GIVEN INSTRUCTION:
Write out the material again word for word, dropping any images it holds.

DATA BLOCK:

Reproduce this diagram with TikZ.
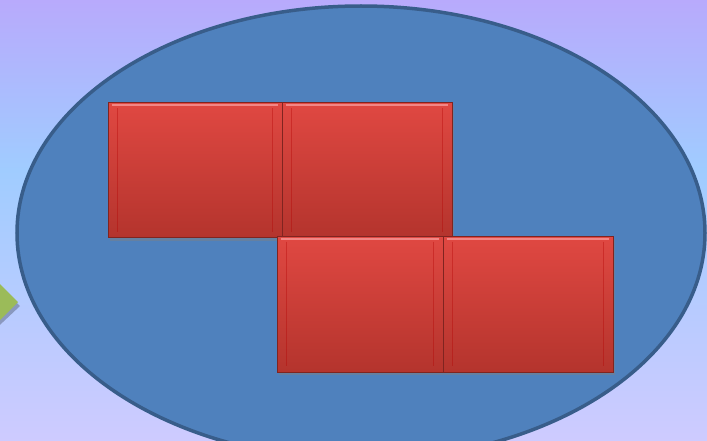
\documentclass[tikz,border=0pt]{standalone}
\usepackage{tikz}
\usetikzlibrary{shapes.geometric, positioning, shadows}
\definecolor{skytop}{RGB}{184,170,252}
\definecolor{skymid}{RGB}{160,204,255}
\definecolor{skybot}{RGB}{206,203,255}
\definecolor{fieldblue}{RGB}{79,129,189}
\definecolor{fieldline}{RGB}{56,93,138}
\definecolor{brickhi}{RGB}{224,72,66}
\definecolor{bricklo}{RGB}{180,52,45}
\definecolor{brickedge}{RGB}{128,36,32}
\definecolor{leafgreen}{RGB}{155,187,89}

\begin{document}
\begin{tikzpicture}[x=1pt, y=-1pt,
  field/.style={ellipse, draw=fieldline, line width=3.5pt, fill=fieldblue, inner sep=0pt},
  brick/.style={rectangle, draw=brickedge, line width=0.9pt, top color=brickhi, bottom color=bricklo,
    minimum height=135pt, inner sep=0pt,
    drop shadow={opacity=0.45, shadow xshift=2pt, shadow yshift=-3pt}},
  glint/.style={draw=red!30!white, line width=2pt, opacity=0.6},
  bevel/.style={draw=red!70!black, line width=0.6pt, opacity=0.35}
]
  \useasboundingbox (0,0) rectangle (707,441);
  \clip (0,0) rectangle (707,441);
  % background
  \fill[top color=skytop, bottom color=skymid] (0,0) rectangle (707,170);
  \fill[top color=skymid, bottom color=skybot] (0,170) rectangle (707,441);

  % arrow head coming from the left
  \fill[black, opacity=0.25] (-14,274) -- (20,306) -- (-14,338) -- cycle;
  \fill[leafgreen] (-16,268) -- (18,302) -- (-16,336) -- cycle;

  \node[field, minimum width=688pt, minimum height=454pt] (field) at (361,233) {};

  \node[brick, minimum width=174pt] (b1) at (195,170) {};
  \node[brick, minimum width=170pt] (b2) at (367,170) {};
  \node[brick, minimum width=166pt, minimum height=136pt] (b3) at (360,304) {};
  \node[brick, minimum width=170pt, minimum height=136pt] (b4) at (528,304) {};

  \foreach \b in {b1, b2, b3, b4} {
    \draw[glint] ([xshift=4pt, yshift=-3pt]\b.north west) -- ([xshift=-4pt, yshift=-3pt]\b.north east);
    \draw[bevel] ([xshift=10pt, yshift=-6pt]\b.north west) -- ([xshift=10pt, yshift=6pt]\b.south west);
    \draw[bevel] ([xshift=-10pt, yshift=-6pt]\b.north east) -- ([xshift=-10pt, yshift=6pt]\b.south east);
  }
\end{tikzpicture}
\end{document}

RESULT:
Reproduce this diagram with TikZ.
\documentclass[tikz,border=0pt]{standalone}
\usepackage{tikz}
\usetikzlibrary{shapes.geometric, positioning, shadows}
\definecolor{skytop}{RGB}{184,170,252}
\definecolor{skymid}{RGB}{160,204,255}
\definecolor{skybot}{RGB}{206,203,255}
\definecolor{fieldblue}{RGB}{79,129,189}
\definecolor{fieldline}{RGB}{56,93,138}
\definecolor{brickhi}{RGB}{224,72,66}
\definecolor{bricklo}{RGB}{180,52,45}
\definecolor{brickedge}{RGB}{128,36,32}
\definecolor{leafgreen}{RGB}{155,187,89}

\begin{document}
\begin{tikzpicture}[x=1pt, y=-1pt,
  field/.style={ellipse, draw=fieldline, line width=3.5pt, fill=fieldblue, inner sep=0pt},
  brick/.style={rectangle, draw=brickedge, line width=0.9pt, top color=brickhi, bottom color=bricklo,
    minimum height=135pt, inner sep=0pt,
    drop shadow={opacity=0.45, shadow xshift=2pt, shadow yshift=-3pt}},
  glint/.style={draw=red!30!white, line width=2pt, opacity=0.6},
  bevel/.style={draw=red!70!black, line width=0.6pt, opacity=0.35}
]
  \useasboundingbox (0,0) rectangle (707,441);
  \clip (0,0) rectangle (707,441);
  % background
  \fill[top color=skytop, bottom color=skymid] (0,0) rectangle (707,170);
  \fill[top color=skymid, bottom color=skybot] (0,170) rectangle (707,441);

  % arrow head coming from the left
  \fill[black, opacity=0.25] (-14,274) -- (20,306) -- (-14,338) -- cycle;
  \fill[leafgreen] (-16,268) -- (18,302) -- (-16,336) -- cycle;

  \node[field, minimum width=688pt, minimum height=454pt] (field) at (361,233) {};

  \node[brick, minimum width=174pt] (b1) at (195,170) {};
  \node[brick, minimum width=170pt] (b2) at (367,170) {};
  \node[brick, minimum width=166pt, minimum height=136pt] (b3) at (360,304) {};
  \node[brick, minimum width=170pt, minimum height=136pt] (b4) at (528,304) {};

  \foreach \b in {b1, b2, b3, b4} {
    \draw[glint] ([xshift=4pt, yshift=-3pt]\b.north west) -- ([xshift=-4pt, yshift=-3pt]\b.north east);
    \draw[bevel] ([xshift=10pt, yshift=-6pt]\b.north west) -- ([xshift=10pt, yshift=6pt]\b.south west);
    \draw[bevel] ([xshift=-10pt, yshift=-6pt]\b.north east) -- ([xshift=-10pt, yshift=6pt]\b.south east);
  }
\end{tikzpicture}
\end{document}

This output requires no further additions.